Thursday, February 10, 2011

Review: Beyond the Night

Reviewed by Jen
It’s 50 years in the future. And Earth has undergone a near-apocalypse.  Humanity’s numbers have dwindled –and there are killer zombies. OK, maybe not exactly zombies, but close enough; they’re called gangas.  And there are also sort-of immortal people called Strangers.  Thrust into this strange new world are five men from the past.  They were exploring an Arizona cave when the “Change” happened. And they went into some kind of stasis for five decades, waking only about 6 months before our story begins.  Now, they’re trying to find some kind of civilization and answers about what happened to the world.

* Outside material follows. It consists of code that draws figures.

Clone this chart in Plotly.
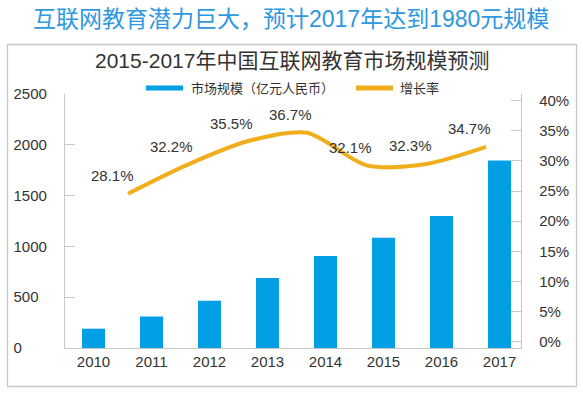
import plotly.graph_objects as go

# ---------------- data ----------------
years = ["2010", "2011", "2012", "2013", "2014", "2015", "2016", "2017"]
market_size = [190, 310, 465, 690, 905, 1085, 1300, 1845]          # 亿元人民币
rate_years = [2011, 2012, 2013, 2014, 2015, 2016, 2017]
growth_rate = [28.1, 32.2, 35.5, 36.7, 32.1, 32.3, 34.7]            # %
left_ticks = [0, 500, 1000, 1500, 2000, 2500]
right_ticks = [0, 5, 10, 15, 20, 25, 30, 35, 40]

main_title = "互联网教育潜力巨大，预计2017年达到1980元规模"
sub_title = "2015-2017年中国互联网教育市场规模预测"
bar_name = "市场规模（亿元人民币）"
line_name = "增长率"

# ---------------- styles ----------------
W, H = 583, 393
ML, MR, MT, MB = 65, 62, 94, 45
BLUE = "#039FE5"
ORANGE = "#F0AE1D"
GRAY = "#C8C8C8"
TXT = "#333333"
NUMFONT = "Liberation Sans, Arial, Noto Sans CJK SC"
CJKFONT = "Liberation Sans, Noto Sans CJK SC"

pw = W - ML - MR
ph = H - MT - MB


def px_x(px):
    return (px - ML) / pw


def px_y(py):
    return (H - MB - py) / ph


# left tick labels padded with no-break spaces so they read left-aligned
NBSP = "\u00a0"
maxlen = max(len(str(v)) for v in left_ticks)
left_ticktext = [str(v) + NBSP * (2 * (maxlen - len(str(v)))) for v in left_ticks]
right_ticktext = [f"{v}%" for v in right_ticks]

fig = go.Figure()

fig.add_trace(go.Bar(
    x=years, y=market_size, name=bar_name,
    marker=dict(color=BLUE, line=dict(width=0)),
    xaxis="x", yaxis="y", showlegend=False,
))

# invisible helper so the right-hand percentage axis is drawn
fig.add_trace(go.Scatter(
    x=[years[0]], y=[None], xaxis="x", yaxis="y2", mode="markers",
    showlegend=False, hoverinfo="skip", marker=dict(opacity=0),
))

fig.add_trace(go.Scatter(
    x=rate_years, y=growth_rate, name=line_name, mode="lines",
    line=dict(color=ORANGE, width=4, shape="spline", smoothing=0.8),
    xaxis="x2", yaxis="y3", showlegend=False,
))

annotations = []
for yr, v in zip(rate_years, growth_rate):
    annotations.append(dict(
        x=yr, y=v, xref="x2", yref="y3", text=f"{v:.1f}%",
        showarrow=False, xshift=-16, yshift=18,
        font=dict(family=NUMFONT, size=15, color=TXT),
    ))

# titles
annotations.append(dict(
    x=px_x(291), y=px_y(19), xref="paper", yref="paper", text=main_title,
    showarrow=False, xanchor="center", yanchor="middle",
    font=dict(family=CJKFONT, size=23, color="#2E98E0"),
))
annotations.append(dict(
    x=px_x(292), y=px_y(60), xref="paper", yref="paper", text=sub_title,
    showarrow=False, xanchor="center", yanchor="middle",
    font=dict(family=CJKFONT, size=21, color=TXT),
))
# legend text
annotations.append(dict(
    x=px_x(189), y=px_y(88), xref="paper", yref="paper", text=bar_name,
    showarrow=False, xanchor="left", yanchor="middle",
    font=dict(family=CJKFONT, size=13, color=TXT),
))
annotations.append(dict(
    x=px_x(398), y=px_y(88), xref="paper", yref="paper", text=line_name,
    showarrow=False, xanchor="left", yanchor="middle",
    font=dict(family=CJKFONT, size=13, color=TXT),
))

shapes = [
    # outer frame
    dict(type="rect", xref="paper", yref="paper",
         x0=px_x(7.5), x1=px_x(576.5), y0=px_y(386.5), y1=px_y(44.5),
         line=dict(color=GRAY, width=1.3), fillcolor="rgba(0,0,0,0)", layer="above"),
    # legend swatches
    dict(type="rect", xref="paper", yref="paper",
         x0=px_x(146), x1=px_x(183), y0=px_y(90.5), y1=px_y(85.5),
         line=dict(width=0), fillcolor=BLUE),
    dict(type="rect", xref="paper", yref="paper",
         x0=px_x(356), x1=px_x(393), y0=px_y(90.5), y1=px_y(85.5),
         line=dict(width=0), fillcolor=ORANGE),
]

cat_range = [-0.491, 7.37]
year_range = [2009.944, 2017.587]

fig.update_layout(
    width=W, height=H,
    margin=dict(l=ML, r=MR, t=MT, b=MB, pad=0),
    paper_bgcolor="white", plot_bgcolor="rgba(0,0,0,0)",
    bargap=0.603,
    showlegend=False,
    annotations=annotations,
    shapes=shapes,
    xaxis=dict(
        type="category", range=cat_range,
        showline=True, linecolor=GRAY, linewidth=1.3,
        ticks="", showgrid=False, zeroline=False,
        tickfont=dict(family=NUMFONT, size=15, color=TXT),
    ),
    xaxis2=dict(
        overlaying="x", type="linear", range=year_range,
        visible=False, showgrid=False, zeroline=False,
    ),
    yaxis=dict(
        range=[0, 2500], side="left",
        tickvals=left_ticks, ticktext=left_ticktext,
        showline=True, linecolor=GRAY, linewidth=1.3,
        ticks="inside", ticklen=10, tickcolor=GRAY, tickwidth=1.3,
        ticklabelstandoff=14,
        showgrid=False, zeroline=False,
        tickfont=dict(family=NUMFONT, size=15, color=TXT),
    ),
    yaxis2=dict(
        overlaying="y", range=[-1.04, 41.11], anchor="x", side="right",
        tickvals=right_ticks, ticktext=right_ticktext,
        showline=True, linecolor=GRAY, linewidth=1.3,
        ticks="inside", ticklen=10, tickcolor=GRAY, tickwidth=1.3,
        ticklabelstandoff=14,
        showgrid=False, zeroline=False,
        tickfont=dict(family=NUMFONT, size=15, color=TXT),
    ),
    yaxis3=dict(
        overlaying="y", range=[6.34, 42.17], visible=False,
        showgrid=False, zeroline=False,
    ),
)

fig.write_html(
    "out.html",
    config={"displayModeBar": False},
    post_script="document.body.style.margin='0';document.body.style.padding='0';",
)
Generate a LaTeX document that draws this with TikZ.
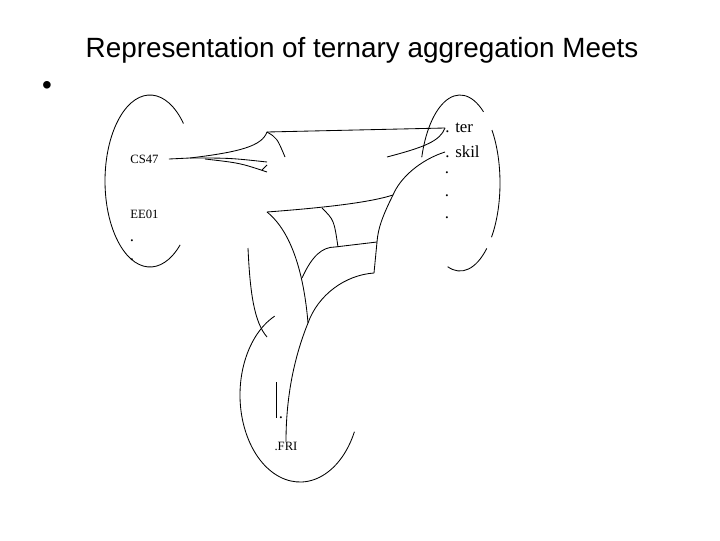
\documentclass[tikz,border=0pt]{standalone}
\usepackage{fontspec}
\setmainfont{Liberation Sans}
\newfontfamily\lblfont{Liberation Serif}
\usetikzlibrary{positioning}

\begin{document}
\begin{tikzpicture}[x=0.025cm, y=-0.025cm, line width=0.6pt,
  lbl/.style={font=\lblfont\fontsize{9}{10}\selectfont, inner sep=0pt},
  tag/.style={font=\lblfont\fontsize{12}{13}\selectfont, inner sep=0pt, anchor=west},
  dotmark/.style={font=\lblfont\fontsize{12}{13}\selectfont, inner sep=0pt}]
  \useasboundingbox (0,0) rectangle (720,540);
  \node[font=\fontsize{19.8}{24}\selectfont, anchor=base] (title) at (362,57) {Representation of ternary aggregation Meets};
  \node[font=\fontsize{19.8}{24}\selectfont] (bullet) at (47,88) {•};

  \node[lbl, anchor=west] (cs47) at (130,159) {CS47};
  \node[lbl, anchor=west] (ee01) at (130,214) {EE01};
  \node[dotmark] (ldot1) at (132,241) {.};
  \node[dotmark] (ldot2) at (132,260) {.};
  \node[tag] (ter) at (445,128) {. ter};
  \node[tag] (skil) at (445,152) {. skil};
  \foreach \y in {173,196,218}
    \node[dotmark] (rdot\y) at (447,\y) {.};
  \node[lbl] (fri) at (286,446) {.FRI};
  \node[dotmark] (fridot) at (281,418) {.};

  \draw (150,181) ++(-42:45 and 86) arc[start angle=-42, end angle=-312, x radius=45, y radius=86];
  \draw (460,183) ++(-54:40 and 88) arc[start angle=-54, end angle=-163, x radius=40, y radius=88];
  \draw (460,183) ++(38:40 and 88) arc[start angle=38, end angle=-37, x radius=40, y radius=88];
  \draw (460,183) ++(-252:40 and 88) arc[start angle=-252, end angle=-312, x radius=40, y radius=88];
  \draw (300,395) ++(-115:60 and 87) arc[start angle=-115, end angle=-335, x radius=60, y radius=87];
  \draw (248,248) .. controls (250,292) and (254,322) .. (267,337);

  \coordinate (fan) at (190,158);
  \coordinate (cusp) at (267,132);
  \coordinate (webtl) at (267,212);
  \coordinate (webtr) at (393,195);
  \coordinate (webbr) at (374,273);
  \coordinate (webml) at (302,278);
  \coordinate (webmid) at (335,247);
  \coordinate (webmr) at (377,242);
  \coordinate (neck) at (308,323);

  \draw ([xshift=7pt]cs47.east) -- (fan);
  \draw (fan) .. controls (240,152) and (262,146) .. (cusp) -- (ter.west);
  \draw (cusp) .. controls (277,138) .. (285,157);
  \draw (fan) .. controls (230,158) .. (267,162);
  \draw (205,159) .. controls (240,163) .. (267,172);
  \draw (262,170) -- (267,165);
  \draw (ter.west) .. controls (440,141) and (425,147) .. (387,157);
  \draw (skil.west) .. controls (420,160) and (400,178) .. (webtr);
  \draw (webtr) .. controls (383,215) and (378,228) .. (webmr) -- (webbr);
  \draw (webtl) .. controls (320,208) and (368,203) .. (webtr);
  \draw (webtl) .. controls (292,232) and (304,275) .. (neck);
  \draw (322,208) .. controls (334,220) .. (338,247);
  \draw (webml) .. controls (312,256) and (322,247) .. (webmid) -- (webmr);
  \draw (webbr) .. controls (345,275) and (318,295) .. (neck);
  \draw (neck) .. controls (293,360) and (286,400) .. (fri.north);
  \draw (276,382) -- (276,418);
\end{tikzpicture}
\end{document}
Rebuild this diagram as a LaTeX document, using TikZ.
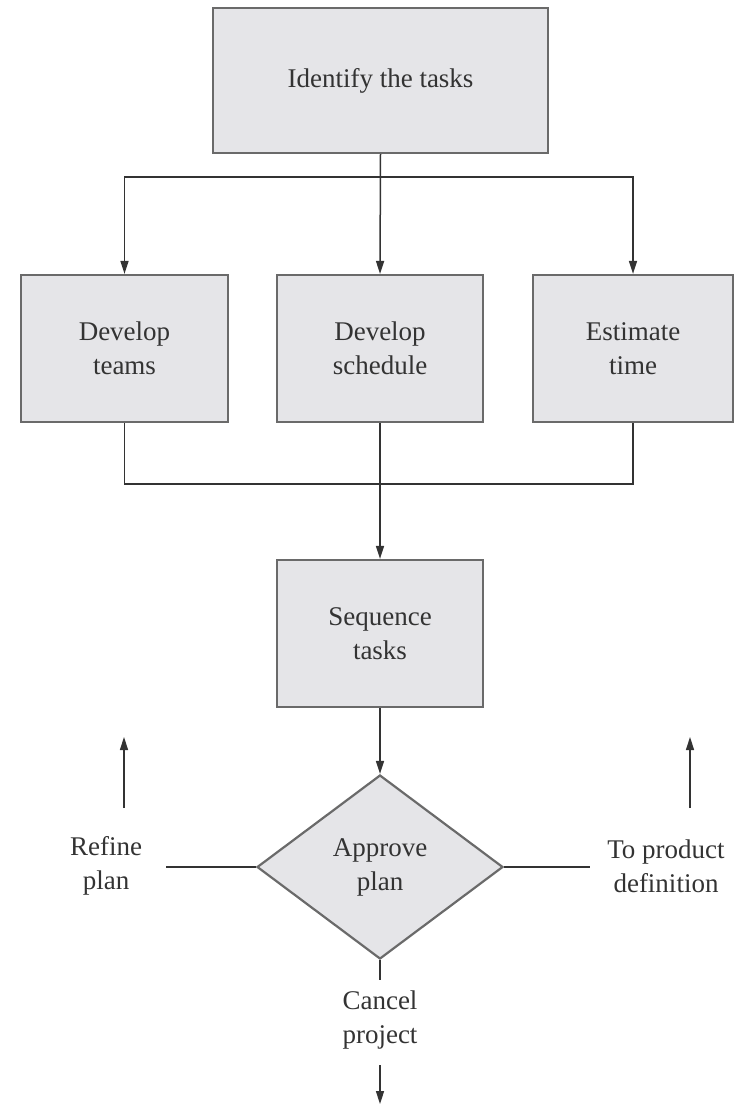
\documentclass[tikz,border=0pt]{standalone}
\usepackage{fontspec}
\setmainfont{Liberation Serif}
\usetikzlibrary{shapes.geometric,arrows.meta}
\definecolor{boxfill}{HTML}{E5E5E8}
\definecolor{boxline}{HTML}{6A6A6A}
\definecolor{ink}{HTML}{333333}
\begin{document}
\begin{tikzpicture}[x=1pt,y=-1pt,
  every node/.style={text=ink,font=\fontsize{27}{34}\selectfont,align=center},
  taskbox/.style={draw=boxline,fill=boxfill,line width=2.2pt,rectangle,inner sep=0pt},
  decision/.style={draw=boxline,fill=boxfill,line width=2.2pt,diamond,inner sep=0pt,
    minimum width=246pt,minimum height=184pt},
  conn/.style={draw=ink,line width=1.5pt},
  arr/.style={conn,-{Triangle[length=13pt,width=8pt]}},
  label/.style={inner sep=0pt}]
\useasboundingbox (0,0) rectangle (739,1104);

% task boxes
\node[taskbox,minimum width=335pt,minimum height=145pt] (ident) at (380.5,80.5) {Identify the tasks};
\node[taskbox,minimum width=207pt,minimum height=147pt] (teams) at (124.5,348.5) {Develop\\teams};
\node[taskbox,minimum width=206pt,minimum height=147pt] (sched) at (380,348.5) {Develop\\schedule};
\node[taskbox,minimum width=200pt,minimum height=147pt] (est) at (633,348.5) {Estimate\\time};
\node[taskbox,minimum width=206pt,minimum height=147pt] (seq) at (380,633.5) {Sequence\\tasks};
\node[decision] (appr) at (380,867) {Approve\\plan};

% outcome labels
\node[label] (refine) at (106,866) {Refine\\plan};
\node[label] (prod) at (666,866) {To product\\definition};
\node[label] (cancel) at (380,1020) {Cancel\\project};

% junction points and free ends
\coordinate (split) at (380,177);
\coordinate (merge) at (380,484);
\coordinate (lstub) at (166,867);
\coordinate (rstub) at (590,867);
\coordinate (bstub) at (380,980);
\coordinate (lup0) at (124,808);
\coordinate (lup1) at (124,737);
\coordinate (rup0) at (690,808);
\coordinate (rup1) at (690,737);
\coordinate (dn0) at (380,1065);
\coordinate (dn1) at (380,1104);

% fan out from the first task
\draw[arr] (ident.south) -- (sched.north);
\draw[arr] (split) -| (teams.north);
\draw[arr] (split) -| (est.north);

% fan in to sequencing
\draw[conn] (teams.south) |- (merge) -| (est.south);
\draw[arr] (sched.south) -- (seq.north);
\draw[arr] (seq.south) -- (appr.north);

% decision outcomes
\draw[conn] (appr.west) -- (lstub);
\draw[conn] (appr.east) -- (rstub);
\draw[conn] (appr.south) -- (bstub);
\draw[arr] (lup0) -- (lup1);
\draw[arr] (rup0) -- (rup1);
\draw[arr] (dn0) -- (dn1);
\end{tikzpicture}
\end{document}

One of the five men is Elliot. He is a doctor. And ever since the cave-thing, now he has some medical superpowers, where he can scan people like an MRI or something and heal them with his touch. Only problem is that he takes the illness onto himself or passes it on to the next person he touches.  Anyway, on their travels, the men run into a group of teens at the mercy of some gangas and they attempt to rescue them. But a mysterious woman also comes to their aid.  That woman is Jade. She has a tortured history that includes years of imprisonment and brutality at the hands of the Strangers.  Now she is part of the Resistance, fighting the mysterious immortals, that may or may not be to blame for Earth’s near destruction.

Of course, Elliot and Jade are our star-crossed lovers. It takes awhile for them to get over their skittishness and seal the deal.  Their romance was ok. I’m not sure why, but it didn’t hit the mark entirely for me.  Frankly, I was more interested in what was happening with side-character Quent and a mysterious archer woman.  I’m sure they’ll get their own book down the line.

The premise of the story is interesting and unique.  But I felt like we spent a lot of time with pop culture references back to “our time” and angst from our cave-guys that didn’t completely resonate for me.  I liked it enough that I’ll check out the next installment.  Maybe once we’re past the set-up,  I’ll be able to make a deeper connection to the characters. 3 1/2 stars.